What is the probability that someone else has the same number as you?
Notice that for someone to have a different number to me, they can have any number other than the one I have chosen, regardless of whether or not someone else (besides me) has that number. The probability that someone has a different number to me is given by
P(person has different number to me) = 1 - P(person has same number as me) = 1 - 1/225 = 224/225
There are 29 other people. We multiply the probability that someone has a different number to me by itself 29 times as we need the first person (other than me) to have a number different to mine AND the second person to have a number different to mine AND the third, and so on. Therefore
P(someone else has same number as me) = 1 - P(everyone else has a different number to me)
= 1 - (224/225)^29
How likely do you think it is that there will be at least one match amongst the 30 people in the database?
Intuitively, it seems that because there is a fairly low chance that someone has the same number as me, the chance that there will be at least one match amongst 30 people is also low.
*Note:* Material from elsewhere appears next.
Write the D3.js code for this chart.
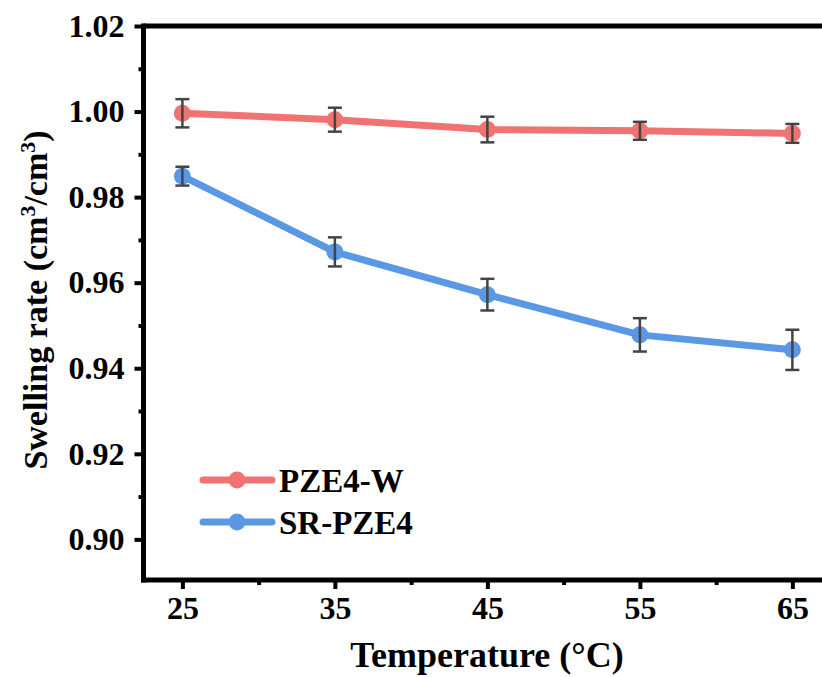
<!DOCTYPE html>
<html><head><meta charset="utf-8">
<script src="https://cdn.jsdelivr.net/npm/d3@7"></script>
<style>body{margin:0;background:#fff}svg{display:block}
svg text{font-family:"Liberation Serif","Times New Roman","DejaVu Serif",serif !important;font-weight:bold;fill:#000}</style>
</head><body>
<svg id="c" width="822" height="677"></svg>
<script>
const temps = [25, 35, 45, 55, 65];
const pze4w = [0.9996, 0.9981, 0.9958, 0.9955, 0.9949];
const pze4wErr = [0.0033, 0.0028, 0.0030, 0.0021, 0.0022];
const srpze4 = [0.9849, 0.9672, 0.9572, 0.9478, 0.9443];
const srpze4Err = [0.0022, 0.0034, 0.0037, 0.0039, 0.0047];
const yTicks = [0.90, 0.92, 0.94, 0.96, 0.98, 1.00, 1.02];
const xTicks = [25, 35, 45, 55, 65];
const seriesNames = ["PZE4-W", "SR-PZE4"];
const colors = ["#F07272", "#5A98E6"];

const svg = d3.select("#c");
const x = d3.scaleLinear().domain([22.45, 67.5]).range([143.5, 830.5]);
const y = d3.scaleLinear().domain([0.8905, 1.02]).range([580, 26]);

// axes
const xAxis = d3.axisBottom(x).tickValues(xTicks).tickSize(9).tickFormat(d3.format("d"));
const gx = svg.append("g").attr("transform", `translate(0,580)`).call(xAxis);
const xMinor = d3.axisBottom(x).tickValues([30, 40, 50, 60]).tickSize(5).tickFormat("");
svg.append("g").attr("transform", `translate(0,580)`).call(xMinor);

const yAxis = d3.axisLeft(y).tickValues(yTicks).tickSize(9).tickFormat(d3.format(".2f"));
const gy = svg.append("g").attr("transform", `translate(${x(22.45)},0)`).call(yAxis);
const yMinor = d3.axisLeft(y).tickValues([0.91, 0.93, 0.95, 0.97, 0.99, 1.01]).tickSize(5).tickFormat("");
svg.append("g").attr("transform", `translate(${x(22.45)},0)`).call(yMinor);

svg.selectAll(".domain").remove();
svg.selectAll(".tick line").attr("stroke", "#000").attr("stroke-width", 4);
gx.selectAll(".tick text").attr("font-size", 32).attr("dy", "0.71em").attr("y", 16);
gy.selectAll(".tick text").attr("font-size", 32).attr("x", -19);

// axis lines + top frame
svg.append("line").attr("x1", x(22.45)-2.5).attr("x2", 832).attr("y1", 580).attr("y2", 580).attr("stroke", "#000").attr("stroke-width", 5);
svg.append("line").attr("x1", x(22.45)).attr("x2", x(22.45)).attr("y1", y(1.02)-2.5).attr("y2", 582.5).attr("stroke", "#000").attr("stroke-width", 5);
svg.append("line").attr("x1", x(22.45)).attr("x2", 832).attr("y1", y(1.02)).attr("y2", y(1.02)).attr("stroke", "#000").attr("stroke-width", 5);

// data
const series = [
  {name: seriesNames[0], vals: pze4w, err: pze4wErr, color: colors[0]},
  {name: seriesNames[1], vals: srpze4, err: srpze4Err, color: colors[1]}
];
const line = d3.line().x((d, i) => x(temps[i])).y(d => y(d));
series.forEach(s => {
  const g = svg.append("g");
  g.append("path").attr("d", line(s.vals)).attr("fill", "none").attr("stroke", s.color).attr("stroke-width", 7);
  s.vals.forEach((v, i) => {
    g.append("circle").attr("cx", x(temps[i])).attr("cy", y(v)).attr("r", 8.5).attr("fill", s.color);
  });
  s.vals.forEach((v, i) => {
    const cx = x(temps[i]), t = y(v + s.err[i]), b = y(v - s.err[i]);
    g.append("line").attr("x1", cx).attr("x2", cx).attr("y1", t).attr("y2", b).attr("stroke", "#444").attr("stroke-width", 2.5);
    [t, b].forEach(yy => g.append("line").attr("x1", cx - 7).attr("x2", cx + 7).attr("y1", yy).attr("y2", yy).attr("stroke", "#444").attr("stroke-width", 2.5));
  });
});

// legend
series.forEach((s, i) => {
  const ly = 480 + i * 42;
  svg.append("line").attr("x1", 203).attr("x2", 272).attr("y1", ly).attr("y2", ly).attr("stroke", s.color).attr("stroke-width", 7).attr("stroke-linecap", "round");
  svg.append("circle").attr("cx", 237).attr("cy", ly).attr("r", 8.5).attr("fill", s.color);
  svg.append("text").attr("x", 279).attr("y", ly).attr("dy", "0.36em").attr("font-size", 33).text(s.name);
});

// axis titles
svg.append("text").attr("x", 487).attr("y", 667).attr("text-anchor", "middle").attr("font-size", 36).text("Temperature (°C)");

const yt = svg.append("text").attr("transform", "translate(47,300) rotate(-90)").attr("text-anchor", "middle").attr("font-size", 34);
yt.append("tspan").text("Swelling rate (cm");
yt.append("tspan").attr("baseline-shift", "super").attr("font-size", 22).text("3");
yt.append("tspan").text("/cm");
yt.append("tspan").attr("baseline-shift", "super").attr("font-size", 22).text("3");
yt.append("tspan").text(")");
</script>
</body></html>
However, this is not sound reasoning, as we will see.
What is this probability?
It is easier (although this is subjective) to find the probability that there are no matches in the database, and reason that
P(there is at least one match amongst the 30 people) = 1 - P(no matches amongst the 30 people)
When calculating probability that there are no matches amongst the 30 people, notice that this time if we consider the people in order, the next person cannot have the same number as any of the people who came before, unlike when we calculated the probability that every other individual than me did not have the same number as me. Thus P(second person’s number does not match first person’s) = (225-1)/225 = 224/225,
P(third person’s number does not match first or second person’s) = (225-2)/225 = 223/225,
P(fourth person’s number does not match first, second or third person’s) = (225-3)/225 = 222/225,
and so on, up to
P(thirtieth person’s number does not match anyone else’s) = (225-29)/225 = 196/225
Therefore
P(no matches amongst the 30 people) = 224/225 * 223/225 * 222/225 * … * 197/225 * 196/225
= (224*223*...*197*196)/225^29
= 224!/(225^29 * 195!)
(as there are 29 terms in the multiplication)
Therefore
P(at least one match amongst the 30 people) = 1 - 224!/(225^29 * 195!)
which is approximately 86.8%
Why is it so much more likely that two people will share the same number than someone sharing your number?
The probability that everyone has a different number to each other is much smaller than the probability that everyone has a different number to me, because in the first case adding another person eliminates one number from the collection of numbers that the next person can have, but in the second case each other person can have any of the 224 numbers that I did not choose.
Does this help to explain why so many pairs were found in the Arizona database?
Yes - while the chance that someone has the same DNA profile as a particular sample is very low, the chance that some pair of people in the database (i.e. 1-(probability that everyone in database has a different DNA profile)) have the same DNA profile is much higher.